What’s next? Geraldo Rivera standing in front of a dusty vault?

Major League Baseball released its findings Wednesday following an investigation into the Boston Red Sox. They were alleged to have been cheating in 2018, and with a now-known cheater, Alex Cora, as their manager, the idea seemed more than plausible.

But, the findings of MLB commissioner Rob Manfred were more yawn-inducing than gasp worthy. He suspended Cora through the conclusion of the 2020 postseason for his actions in the Houston sign-stealing scandal of 2017, not what occurred on his watch in Boston in 2018. The suspension is irrelevant. He already lost his job. Manfred also took away a 2020 second-round pick from Boston.

The whole report centered on J.T. Watkins, the Red Sox video replay operator, who was deemed to have acted on his own. He’s suspended for the 2020 regular season and postseason and prohibited from working in a replay room in 2021. So, he can return in 2022? To the replay room? Not much of a punishment there, either.


No big names were dinged, none of this ran up the flagpole the way it did in Houston. Testimony from the players was much more muddled. Some said they didn’t get the signs from Watkins. Others said they didn’t know how he obtained them. And the report explained the whole process was “episodic” in the regular season only, as opposed to Houston’s step-by-step stealing then relaying signs in close to real time throughout play in 2017, including the postseason.


Two other points of differentiation also occurred: First, Manfred said Boston clearly distributed his warnings about sign stealing which came from a league-wide memo. Houston did not. Second, the clarity from corroborated player statements in Houston did not exist during interviews in Boston. From the report:

“Of the 44 players who provided information, more than 30 stated that they had no knowledge regarding whether Watkins used in-game video feeds to revise his advance sign decoding work. However, a smaller number of players said that on at least some occasions, they suspected or had indications that Watkins may have revised the sign sequence information that he had provided to players prior to the game through his review of the game feed in the replay room.

"They largely based their belief on the fact that Watkins on occasion provided different sign sequence information during the game than he had offered prior to the game, and, based on the circumstances of the communication, they assumed that the revised information came from his review of in-game video. One player described that he observed Watkins write down sign sequence information during the game while he appeared to be watching the game feed in the replay room, circling the correct sign in the sequence after the pitch was thrown.”

Perhaps strangest among these outcomes is the idea Cora -- who was instrumental in Houston’s sign-stealing the year before -- had no idea it was occurring among his team.

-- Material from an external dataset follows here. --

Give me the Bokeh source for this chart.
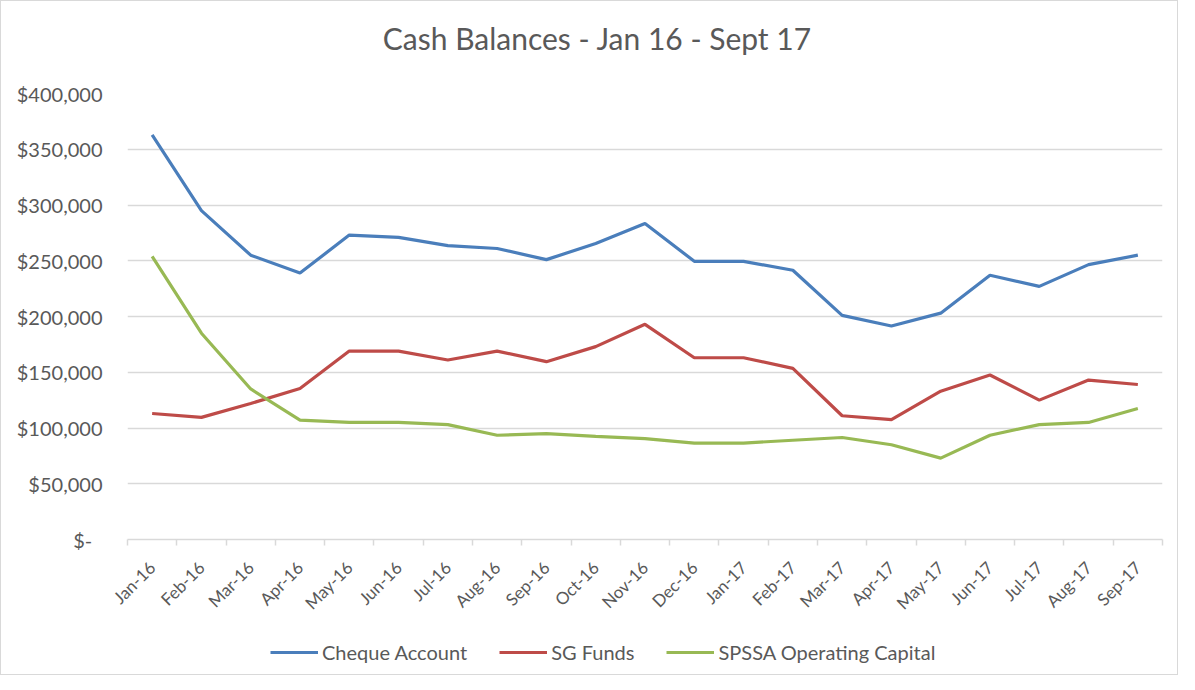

“I do not find that then-Manager Alex Cora, the Red Sox coaching staff, the Red Sox front office, or most of the players on the 2018 Red Sox knew or should have known that Watkins was utilizing in-game video to update the information that he had learned from his pregame analysis,” read the commissioner's report.

So this, in the commissioner’s view, is more flicker than bonfire (and we should note Watkins denies all of this; though he was also a key figure in the Red Sox being disciplined for using an Apple Watch to decode signs in 2017). The boom expected following another investigation into one of the league’s key franchises did not materialize. Instead, most just rolled their eyes and unpaused Netflix.